The clearer the objective, the easier it is to align the team and track progress.

Choose and build competitive advantages

This is the heart of strategy: why customers should choose you instead of someone else.

It’s not about doing everything. It’s about betting on what truly differentiates you. Common approaches:

  • Cost leadership (lower price).
  • Differentiation via quality, service, or innovation.
  • Focus on a specific niche.
  • Speed, proximity, personalization, etc.

Winning strategy requires choosing—and also saying no.

Design the strategic action plan

Once objectives and competitive advantage are defined, turn them into an executable plan:

  • Concrete actions: what will be done.
  • Owners: who is responsible.
  • Resources: people, time, tech, budget.
  • Timeline by phases.
  • Risks and preventive measures.

This plan shouldn’t be a wish list. It should be an operational roadmap with steps you can execute and measure.

Define KPIs to track progress

A strategy without tracking is like flying without instruments. Define relevant metrics and review them consistently.

Useful strategic KPIs:

  • Sales by channel.
  • Conversion rate.
  • Operating margin or EBITDA.
  • Customer retention.
  • CAC (customer acquisition cost).

Ideally, use a dashboard reviewed weekly or monthly so decisions are based on data, not feelings.

Communicate the strategy to the team

A great strategy is useless if nobody understands it or applies it. Internal communication aligns effort and creates commitment.

Recommendations:

  • Dedicated strategy alignment meetings.
  • Visual or simplified versions of the plan.
  • Involve middle management early.
  • Reinforce key messages in internal channels and follow-up sessions.

A shared strategy is far more powerful than an imposed one.

Review and adapt continuously

The market changes, customers change, and what worked six months ago may not make sense today. That’s why good strategy is flexible and reviewed regularly.

Quarterly questions to ask:

  • Are we hitting our objectives?
  • Are there new threats or opportunities?
  • What internal or market changes should we factor in?
  • What should we adjust to improve focus or execution?

Adapting isn’t improvising—it’s learning and improving.
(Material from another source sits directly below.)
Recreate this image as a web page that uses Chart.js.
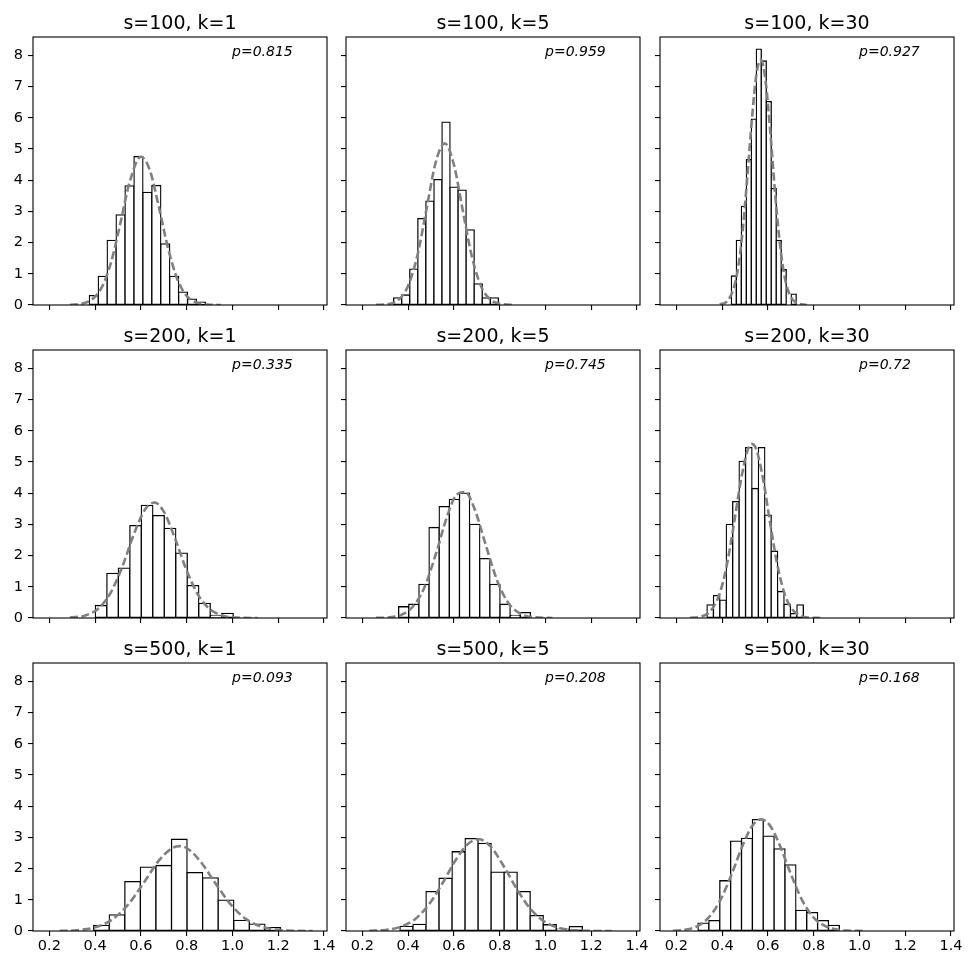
<!DOCTYPE html>
<html>
<head>
<meta charset="utf-8">
<script src="https://cdn.jsdelivr.net/npm/chart.js@4.4.0/dist/chart.umd.min.js"></script>
<style>
  html, body { margin: 0; padding: 0; background: #fff; }
  #fig { position: relative; width: 969px; height: 969px; overflow: hidden; }
  #fig canvas { position: absolute; }
</style>
</head>
<body>
<div id="fig"></div>
<script>
// shared axes
const xTicks = [0.2, 0.4, 0.6, 0.8, 1.0, 1.2, 1.4];
const yTicks = [0, 1, 2, 3, 4, 5, 6, 7, 8];
const xMin = 0.1286, xMax = 1.413;
const yMax = 8.59;

const titles = ["s=100, k=1", "s=100, k=5", "s=100, k=30",
                "s=200, k=1", "s=200, k=5", "s=200, k=30",
                "s=500, k=1", "s=500, k=5", "s=500, k=30"];
const pValues = ["0.815", "0.959", "0.927", "0.335", "0.745", "0.72", "0.093", "0.208", "0.168"];

// histogram bins: first edge and bin width, then density per bin
const binStart = [0.3748, 0.3367, 0.4403, 0.401, 0.3585, 0.334, 0.3937, 0.3644, 0.2947];
const binWidth = [0.039, 0.0352, 0.0218, 0.0502, 0.0443, 0.02805, 0.068, 0.0569, 0.0475];

const hist_s100_k1 = [0.30, 0.92, 2.07, 2.89, 3.82, 4.76, 3.61, 3.83, 1.96, 0.92, 0.41, 0.19, 0.09];
const hist_s100_k5 = [0.23, 0.32, 1.15, 2.77, 3.33, 4.02, 5.86, 3.78, 3.68, 2.41, 0.68, 0.23, 0.23];
const hist_s100_k30 = [0.93, 2.07, 3.16, 4.66, 5.96, 8.20, 7.82, 6.52, 3.73, 2.07, 1.13, 0, 0.35];
const hist_s200_k1 = [0.40, 1.43, 1.60, 2.96, 3.61, 3.28, 2.87, 2.08, 1.04, 0.47, 0.08, 0.15];
const hist_s200_k5 = [0.36, 0.44, 1.08, 2.90, 3.57, 3.80, 4.00, 3.00, 1.90, 1.08, 0.44, 0.08, 0.17];
const hist_s200_k30 = [0.42, 0.72, 0.57, 3.00, 3.73, 5.02, 5.46, 4.15, 5.46, 3.30, 2.14, 0.85, 0.44, 0.14, 0.42];
const hist_s500_k1 = [0.18, 0.52, 1.58, 2.05, 2.10, 2.94, 1.87, 1.70, 0.99, 0.34, 0.22, 0.11];
const hist_s500_k5 = [0.15, 0.21, 1.26, 1.69, 2.54, 2.96, 2.81, 1.89, 1.89, 1.26, 0.49, 0.20, 0.06, 0.14];
const hist_s500_k30 = [0.25, 0.33, 1.61, 2.88, 2.97, 3.57, 3.04, 2.63, 2.12, 0.66, 0.59, 0.33, 0.18];

// fitted density curves (dashed)
const curveX_s100_k1 = [0.29, 0.35, 0.39, 0.43, 0.47, 0.51, 0.55, 0.60, 0.64, 0.68, 0.72, 0.76, 0.80, 0.85, 0.90, 0.95];
const curveY_s100_k1 = [0.005, 0.053, 0.20, 0.58, 1.38, 2.61, 3.92, 4.75, 4.30, 3.09, 1.78, 0.81, 0.29, 0.06, 0.009, 0.001];
const curveX_s100_k5 = [0.26, 0.32, 0.36, 0.40, 0.44, 0.48, 0.52, 0.56, 0.60, 0.64, 0.68, 0.72, 0.76, 0.81, 0.865];
const curveY_s100_k5 = [0.003, 0.04, 0.18, 0.62, 1.57, 3.06, 4.56, 5.18, 4.50, 2.98, 1.51, 0.58, 0.17, 0.03, 0.002];
const curveX_s100_k30 = [0.39, 0.42, 0.45, 0.47, 0.49, 0.51, 0.53, 0.55, 0.57, 0.59, 0.61, 0.63, 0.65, 0.67, 0.69, 0.72, 0.77];
const curveY_s100_k30 = [0.016, 0.11, 0.52, 1.20, 2.40, 4.09, 5.94, 7.40, 7.87, 7.17, 5.59, 3.72, 2.12, 1.03, 0.43, 0.09, 0.003];
const curveX_s200_k1 = [0.29, 0.36, 0.42, 0.47, 0.52, 0.57, 0.62, 0.66, 0.70, 0.75, 0.80, 0.85, 0.90, 0.96, 1.03, 1.11];
const curveY_s200_k1 = [0.012, 0.087, 0.34, 0.84, 1.67, 2.70, 3.50, 3.70, 3.41, 2.53, 1.52, 0.74, 0.29, 0.07, 0.009, 0.001];
const curveX_s200_k5 = [0.26, 0.32, 0.37, 0.42, 0.47, 0.52, 0.57, 0.61, 0.65, 0.69, 0.74, 0.79, 0.84, 0.89, 0.95, 1.03];
const curveY_s200_k5 = [0.003, 0.022, 0.10, 0.36, 0.96, 2.02, 3.25, 3.94, 4.04, 3.50, 2.32, 1.18, 0.46, 0.14, 0.024, 0.001];
const curveX_s200_k30 = [0.26, 0.31, 0.35, 0.39, 0.42, 0.45, 0.48, 0.51, 0.53, 0.55, 0.58, 0.61, 0.64, 0.67, 0.70, 0.74, 0.78, 0.83];
const curveY_s200_k30 = [0.004, 0.047, 0.23, 0.80, 1.68, 2.94, 4.33, 5.35, 5.58, 5.39, 4.41, 3.03, 1.75, 0.84, 0.34, 0.078, 0.013, 0.001];
const curveX_s500_k1 = [0.245, 0.32, 0.40, 0.47, 0.54, 0.61, 0.68, 0.74, 0.77, 0.80, 0.86, 0.92, 0.99, 1.06, 1.13, 1.21, 1.28, 1.35];
const curveY_s500_k1 = [0.005, 0.026, 0.117, 0.35, 0.81, 1.52, 2.27, 2.67, 2.72, 2.66, 2.23, 1.59, 0.87, 0.38, 0.13, 0.029, 0.006, 0.001];
const curveX_s500_k5 = [0.23, 0.30, 0.37, 0.43, 0.49, 0.55, 0.61, 0.66, 0.71, 0.76, 0.82, 0.88, 0.94, 1.00, 1.07, 1.15, 1.22, 1.29];
const curveY_s500_k5 = [0.006, 0.034, 0.14, 0.38, 0.84, 1.53, 2.30, 2.78, 2.94, 2.71, 2.05, 1.28, 0.66, 0.28, 0.079, 0.014, 0.002, 0.0003];
const curveX_s500_k30 = [0.185, 0.24, 0.29, 0.34, 0.39, 0.44, 0.49, 0.53, 0.57, 0.61, 0.65, 0.70, 0.75, 0.80, 0.85, 0.91, 0.96, 1.015];
const curveY_s500_k30 = [0.009, 0.043, 0.15, 0.42, 0.96, 1.79, 2.75, 3.35, 3.58, 3.37, 2.78, 1.83, 0.98, 0.43, 0.16, 0.035, 0.008, 0.001];

const histograms = [hist_s100_k1, hist_s100_k5, hist_s100_k30, hist_s200_k1, hist_s200_k5, hist_s200_k30, hist_s500_k1, hist_s500_k5, hist_s500_k30];
const curvesX = [curveX_s100_k1, curveX_s100_k5, curveX_s100_k30, curveX_s200_k1, curveX_s200_k5, curveX_s200_k30, curveX_s500_k1, curveX_s500_k5, curveX_s500_k30];
const curvesY = [curveY_s100_k1, curveY_s100_k5, curveY_s100_k30, curveY_s200_k1, curveY_s200_k5, curveY_s200_k30, curveY_s500_k1, curveY_s500_k5, curveY_s500_k30];

// layout of the 3x3 grid (plot area corners)
const plotLefts = [33, 346, 660];
const plotTops = [37, 350, 663];
const plotW = 294, plotH = 268;
const padL = 33, padT = 37, padR = 14, padB = 38;

const FONT = "'DejaVu Sans', 'Liberation Sans', sans-serif";

const panelDecor = {
  id: 'panelDecor',
  afterDraw(chart, args, opts) {
    const ctx = chart.ctx;
    const a = chart.chartArea;
    ctx.save();
    ctx.strokeStyle = '#000';
    ctx.lineWidth = 1.1;
    ctx.strokeRect(a.left, a.top, a.right - a.left, a.bottom - a.top);
    ctx.fillStyle = '#000';
    ctx.textAlign = 'center';
    ctx.textBaseline = 'alphabetic';
    ctx.font = "19px " + FONT;
    ctx.fillText(opts.title, (a.left + a.right) / 2, a.top - 7.7);
    ctx.textAlign = 'left';
    ctx.font = "italic 14px " + FONT;
    ctx.fillText('p=' + opts.p, a.left + 0.677 * (a.right - a.left), a.top + 18.7);
    ctx.restore();
  }
};

const fig = document.getElementById('fig');

function makePanel(i) {
  const row = Math.floor(i / 3), col = i % 3;
  const cv = document.createElement('canvas');
  const w = padL + plotW + padR, h = padT + plotH + padB;
  cv.width = w; cv.height = h;
  cv.style.width = w + 'px'; cv.style.height = h + 'px';
  cv.style.left = (plotLefts[col] - padL) + 'px';
  cv.style.top = (plotTops[row] - padT) + 'px';
  fig.appendChild(cv);

  const bars = histograms[i].map((v, j) => ({ x: binStart[i] + binWidth[i] * (j + 0.5), y: v }));
  const curve = curvesX[i].map((x, j) => ({ x: x, y: curvesY[i][j] }));

  new Chart(cv, {
    type: 'bar',
    data: {
      datasets: [{
        type: 'bar',
        data: bars,
        backgroundColor: '#ffffff',
        borderColor: '#000000',
        borderWidth: 1.3,
        borderSkipped: false,
        inflateAmount: 0.65,
        barPercentage: 1,
        categoryPercentage: 1,
        order: 2
      }, {
        type: 'line',
        data: curve,
        borderColor: '#808080',
        borderWidth: 2.6,
        borderDash: [8, 3.5],
        pointRadius: 0,
        fill: false,
        cubicInterpolationMode: 'monotone',
        order: 1
      }]
    },
    options: {
      responsive: false,
      animation: false,
      events: [],
      layout: { padding: { top: padT, right: padR, left: 0, bottom: 0 } },
      plugins: {
        legend: { display: false },
        tooltip: { enabled: false },
        panelDecor: { title: titles[i], p: pValues[i] }
      },
      scales: {
        x: {
          type: 'linear',
          min: xMin,
          max: xMax,
          offset: false,
          afterBuildTicks: s => { s.ticks = xTicks.map(v => ({ value: v })); },
          afterFit: s => { s.height = padB; },
          grid: { drawOnChartArea: false, drawTicks: true, tickLength: 5, color: '#000', lineWidth: 1.1, offset: false },
          border: { display: false },
          ticks: {
            display: row === 2,
            autoSkip: false,
            maxRotation: 0,
            color: '#000',
            padding: 3,
            font: { family: FONT, size: 14.5, lineHeight: 1 },
            callback: v => Number(v).toFixed(1)
          }
        },
        y: {
          type: 'linear',
          min: 0,
          max: yMax,
          afterBuildTicks: s => { s.ticks = yTicks.map(v => ({ value: v })); },
          afterFit: s => { s.width = padL; },
          grid: { drawOnChartArea: false, drawTicks: true, tickLength: 5, color: '#000', lineWidth: 1.1 },
          border: { display: false },
          ticks: {
            display: col === 0,
            autoSkip: false,
            color: '#000',
            padding: 5,
            font: { family: FONT, size: 14.5, lineHeight: 1 },
            callback: v => String(v)
          }
        }
      }
    },
    plugins: [panelDecor]
  });
}

for (let i = 0; i < 9; i++) makePanel(i);
</script>
</body>
</html>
Close with focus and discipline

Instead of chasing ten ideas at once, a clear strategy helps you concentrate resources on what truly creates impact. SMEs, startups, and growing companies can—and should—work with a well-structured strategy, regardless of size.

Companies that become category leaders rarely do it by accident. Behind sustained growth, there’s a strategy that’s thought through, executed, and revisited.

You don’t need complex frameworks. What you need is clarity, commitment, and discipline—and that already puts you ahead of most.